前作では自身のマジメさが足を引っ張っていたようにも思える白石監督だが、今回はそんなマジメさがより発揮できる題材。とはいえ、昨今の日本映画界でここまで骨太な作品を撮るにあたり、常に戦っていたことが伺え、これぞ意欲作という言葉がふさわしい。
もちろん、不敵な笑みを浮かべるリリーは鳥肌モノだが、ヤクザとしての豪快さと死刑囚としての弱さをしっかり使い分けた“俳優・ピエール瀧”には驚愕(「あまちゃん」の大将を微塵も感じさせない!)。今回ばかりは、この2人に押され気味の山田孝之だが、久々の抑えた演技で“やっぱり!”な芸達者ぶりを披露。

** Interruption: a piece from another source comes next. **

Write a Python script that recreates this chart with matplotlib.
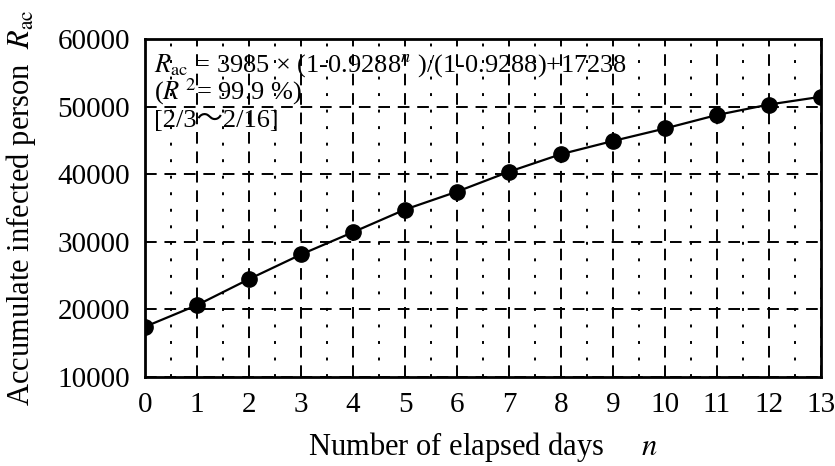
import matplotlib.pyplot as plt
from matplotlib.ticker import MultipleLocator

plt.rcParams['font.family'] = ['Liberation Serif', 'DejaVu Serif']
plt.rcParams['mathtext.fontset'] = 'stix'

# elapsed days and accumulated infected persons
days = list(range(14))
infected = [17400, 20600, 24450, 28100, 31400, 34750, 37400,
            40350, 42950, 44900, 46750, 48750, 50300, 51450]

x_ticks = list(range(14))
y_ticks = [10000, 20000, 30000, 40000, 50000, 60000]

fig = plt.figure(figsize=(8.35, 4.66), dpi=100)
ax = fig.add_axes([0.1737, 0.1916, 0.8095, 0.7247])

ax.plot(days, infected, c='k', lw=1.6, marker='o', ms=11, zorder=5)

ax.set_xlim(0, 13)
ax.set_ylim(10000, 60000)
ax.set_xticks(x_ticks)
ax.set_yticks(y_ticks)
ax.xaxis.set_minor_locator(MultipleLocator(0.5))

# grid: dashed at integers / 10000, dotted at half days
ax.grid(axis='both', which='major', c='k', lw=1.4, ls=(0, (6, 4)))
ax.grid(axis='x', which='minor', c='k', lw=1.4, ls=(0, (1.5, 7)))

for s in ax.spines.values():
    s.set_linewidth(2)
ax.tick_params(which='both', direction='in', length=0, labelsize=21)
ax.tick_params(axis='x', pad=11)
ax.tick_params(axis='y', pad=11)

ax.set_xlabel('Number of elapsed days     $\\mathit{n}$', fontsize=22, labelpad=9)
ax.set_ylabel('Accumulate infected person  $\\mathit{R}_{\\mathrm{ac}}$', fontsize=22, labelpad=14)

fs = 19
ax.text(0.17, 55200,
        '$\\mathit{R}_{\\mathrm{ac}}$ = 3985 × (1-0.9288$^{\\mathit{n}}$ )/(1-0.9288)+17238',
        fontsize=fs, va='baseline', ha='left')
ax.text(0.17, 51100, '($\\mathit{R}$ $^{2}$= 99.9 %)', fontsize=fs, va='baseline', ha='left')
ax.text(0.17, 46970, '[2/3～2/16]', fontsize=fs, va='baseline', ha='left',
        family=['Liberation Serif', 'Noto Sans CJK JP'])

fig.savefig('out.png', dpi=100)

ちなみに、鑑賞後は『ゾディアック』のときと似た疲労感を伴うので、取扱要注意である。
実はオーソドックスで真面目な「ザ・日本映画」
紛れもない力作。荒涼とした郊外に潜む猟奇犯罪というモチーフは『冷たい熱帯魚』と重なるが、作風はもっと真面目でオーソドックス。日本論的な骨格を持ったミステリー仕立てで、かつて山本薩夫や熊井啓らが撮っていた社会派エンタテインメントの系譜だと思う。
監督・脚本は『ロストパラダイス・イン・トーキョー』でデビューした白石和彌。共同脚本は同作でも組んだ高橋泉で、メイン三人の関係を核とした群像劇の体裁は前作の延長だが、良い企画に出会って格段にジャンプした。ジャーナリストが“魔”(正義感と背徳的な悦楽の両義性)に取り憑かれていく展開はありきたりだけど、そこに日本社会の諸問題をパズル的に組み込む構成は練れている。特にキリスト教の「贖罪」の欺瞞をさりげなく突くあたり、『ある朝スウプは』で新興宗教を扱った高橋のカラーか。最近は『ソラニン』『100回泣くこと』など売れっ子職人化している彼の「本気」を久々に見た感じ。
そして特筆すべきはリリー・フランキーの怪名演! コレと『そして父になる』(9月28日公開)で本年度の助演男優賞は確実かも。そのスペシャルな“ウサン臭い色気”に星一つ追加!